_Stored data:_
━━━━━━━━
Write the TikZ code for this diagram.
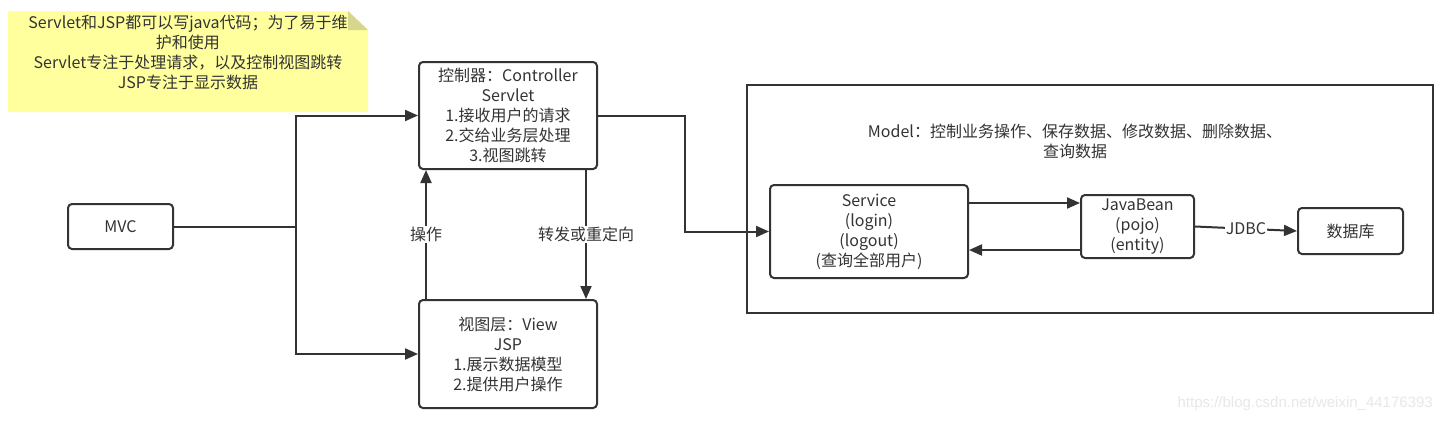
\documentclass[tikz,border=0pt]{standalone}
\usepackage{fontspec}
\setmainfont{Noto Sans CJK SC}
\newfontfamily\wmfont{Liberation Sans}
\usetikzlibrary{arrows.meta}
\definecolor{ink}{HTML}{333333}
\definecolor{noteyellow}{HTML}{FFFF9E}
\definecolor{notefold}{HTML}{D6D68C}
\definecolor{wm}{HTML}{E8E8E8}
\tikzset{
  box/.style={draw=ink, line width=2pt, rounded corners=4pt, align=center, text=ink,
    font=\fontsize{16}{20}\selectfont, inner sep=0pt},
  conn/.style={draw=ink, line width=2pt},
  arr/.style={conn, -{Triangle[length=13pt,width=11pt]}},
  lbl/.style={fill=white, text=ink, font=\fontsize{16}{20}\selectfont, inner sep=1pt},
}
\begin{document}
\begin{tikzpicture}[x=1pt,y=-1pt]
\useasboundingbox (0,0) rectangle (1444,423);
\fill[white] (0,0) rectangle (1444,423);
% note
\fill[noteyellow] (8,11) -- (348,11) -- (368,30) -- (368,112) -- (8,112) -- cycle;
\fill[notefold] (348,11) -- (368,30) -- (348,30) -- cycle;
\node[align=center, text=ink, font=\fontsize{16}{20}\selectfont, inner sep=0pt] (note) at (188,52)
  {Servlet和JSP都可以写java代码；为了易于维\\护和使用\\Servlet专注于处理请求，以及控制视图跳转\\JSP专注于显示数据};
% boxes
\node[box, minimum width=105pt, minimum height=45pt] (mvc) at (120.5,226.5) {MVC};
\node[box, minimum width=178pt, minimum height=107pt] (ctrl) at (508,115.5)
  {控制器：Controller\\Servlet\\1.接收用户的请求\\2.交给业务层处理\\3.视图跳转};
\node[box, minimum width=178pt, minimum height=108pt] (view) at (508,354)
  {视图层：View\\JSP\\1.展示数据模型\\2.提供用户操作};
\node[box, rounded corners=0pt, minimum width=686pt, minimum height=228pt] (model) at (1090,199) {};
\node[align=center, text=ink, font=\fontsize{16}{20}\selectfont, inner sep=0pt] (modeltext) at (1075,141)
  {Model：控制业务操作、保存数据、修改数据、删除数据、\\查询数据};
\node[box, minimum width=198pt, minimum height=93pt] (service) at (869,231.5)
  {Service\\(login)\\(logout)\\(查询全部用户)};
\node[box, minimum width=113pt, minimum height=63pt] (bean) at (1137.5,226.5)
  {JavaBean\\(pojo)\\(entity)};
\node[box, minimum width=105pt, minimum height=46pt] (db) at (1350.5,231) {数据库};
% connectors
\coordinate (split) at (296,226.5);
\draw[conn] (mvc.east) -- (split);
\draw[arr] (split) |- (ctrl.west);
\draw[arr] (split) |- (view.west);
\draw[arr] ([xshift=8pt]view.north west) -- ([xshift=8pt]ctrl.south west)
  node[lbl, midway] {操作};
\draw[arr] ([xshift=-12pt]ctrl.south east) -- ([xshift=-12pt]view.north east)
  node[lbl, midway] {转发或重定向};
\draw[arr] (ctrl.east) -- ++(87,0) |- (service.west);
\path ([yshift=28.5pt]service.east) coordinate (sb);
\draw[arr] (sb) -- (sb -| bean.west);
\path ([yshift=-23.5pt]bean.west) coordinate (bs);
\draw[arr] (bs) -- (bs -| service.east);
\draw[arr] (bean.east) -- (db.west) node[lbl, midway] {JDBC};
% watermark
\node[anchor=east, text=wm, font=\wmfont\fontsize{15}{18}\selectfont, inner sep=0pt] (wmark) at (1433,404)
  {https://blog.csdn.net/weixin\_44176393};
\end{tikzpicture}
\end{document}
━━━━━━━━
_What you are asked to do:_ Repeat all of the data above word for word, minus the pictures.

_Answer below:_
Write the TikZ code for this diagram.
\documentclass[tikz,border=0pt]{standalone}
\usepackage{fontspec}
\setmainfont{Noto Sans CJK SC}
\newfontfamily\wmfont{Liberation Sans}
\usetikzlibrary{arrows.meta}
\definecolor{ink}{HTML}{333333}
\definecolor{noteyellow}{HTML}{FFFF9E}
\definecolor{notefold}{HTML}{D6D68C}
\definecolor{wm}{HTML}{E8E8E8}
\tikzset{
  box/.style={draw=ink, line width=2pt, rounded corners=4pt, align=center, text=ink,
    font=\fontsize{16}{20}\selectfont, inner sep=0pt},
  conn/.style={draw=ink, line width=2pt},
  arr/.style={conn, -{Triangle[length=13pt,width=11pt]}},
  lbl/.style={fill=white, text=ink, font=\fontsize{16}{20}\selectfont, inner sep=1pt},
}
\begin{document}
\begin{tikzpicture}[x=1pt,y=-1pt]
\useasboundingbox (0,0) rectangle (1444,423);
\fill[white] (0,0) rectangle (1444,423);
% note
\fill[noteyellow] (8,11) -- (348,11) -- (368,30) -- (368,112) -- (8,112) -- cycle;
\fill[notefold] (348,11) -- (368,30) -- (348,30) -- cycle;
\node[align=center, text=ink, font=\fontsize{16}{20}\selectfont, inner sep=0pt] (note) at (188,52)
  {Servlet和JSP都可以写java代码；为了易于维\\护和使用\\Servlet专注于处理请求，以及控制视图跳转\\JSP专注于显示数据};
% boxes
\node[box, minimum width=105pt, minimum height=45pt] (mvc) at (120.5,226.5) {MVC};
\node[box, minimum width=178pt, minimum height=107pt] (ctrl) at (508,115.5)
  {控制器：Controller\\Servlet\\1.接收用户的请求\\2.交给业务层处理\\3.视图跳转};
\node[box, minimum width=178pt, minimum height=108pt] (view) at (508,354)
  {视图层：View\\JSP\\1.展示数据模型\\2.提供用户操作};
\node[box, rounded corners=0pt, minimum width=686pt, minimum height=228pt] (model) at (1090,199) {};
\node[align=center, text=ink, font=\fontsize{16}{20}\selectfont, inner sep=0pt] (modeltext) at (1075,141)
  {Model：控制业务操作、保存数据、修改数据、删除数据、\\查询数据};
\node[box, minimum width=198pt, minimum height=93pt] (service) at (869,231.5)
  {Service\\(login)\\(logout)\\(查询全部用户)};
\node[box, minimum width=113pt, minimum height=63pt] (bean) at (1137.5,226.5)
  {JavaBean\\(pojo)\\(entity)};
\node[box, minimum width=105pt, minimum height=46pt] (db) at (1350.5,231) {数据库};
% connectors
\coordinate (split) at (296,226.5);
\draw[conn] (mvc.east) -- (split);
\draw[arr] (split) |- (ctrl.west);
\draw[arr] (split) |- (view.west);
\draw[arr] ([xshift=8pt]view.north west) -- ([xshift=8pt]ctrl.south west)
  node[lbl, midway] {操作};
\draw[arr] ([xshift=-12pt]ctrl.south east) -- ([xshift=-12pt]view.north east)
  node[lbl, midway] {转发或重定向};
\draw[arr] (ctrl.east) -- ++(87,0) |- (service.west);
\path ([yshift=28.5pt]service.east) coordinate (sb);
\draw[arr] (sb) -- (sb -| bean.west);
\path ([yshift=-23.5pt]bean.west) coordinate (bs);
\draw[arr] (bs) -- (bs -| service.east);
\draw[arr] (bean.east) -- (db.west) node[lbl, midway] {JDBC};
% watermark
\node[anchor=east, text=wm, font=\wmfont\fontsize{15}{18}\selectfont, inner sep=0pt] (wmark) at (1433,404)
  {https://blog.csdn.net/weixin\_44176393};
\end{tikzpicture}
\end{document}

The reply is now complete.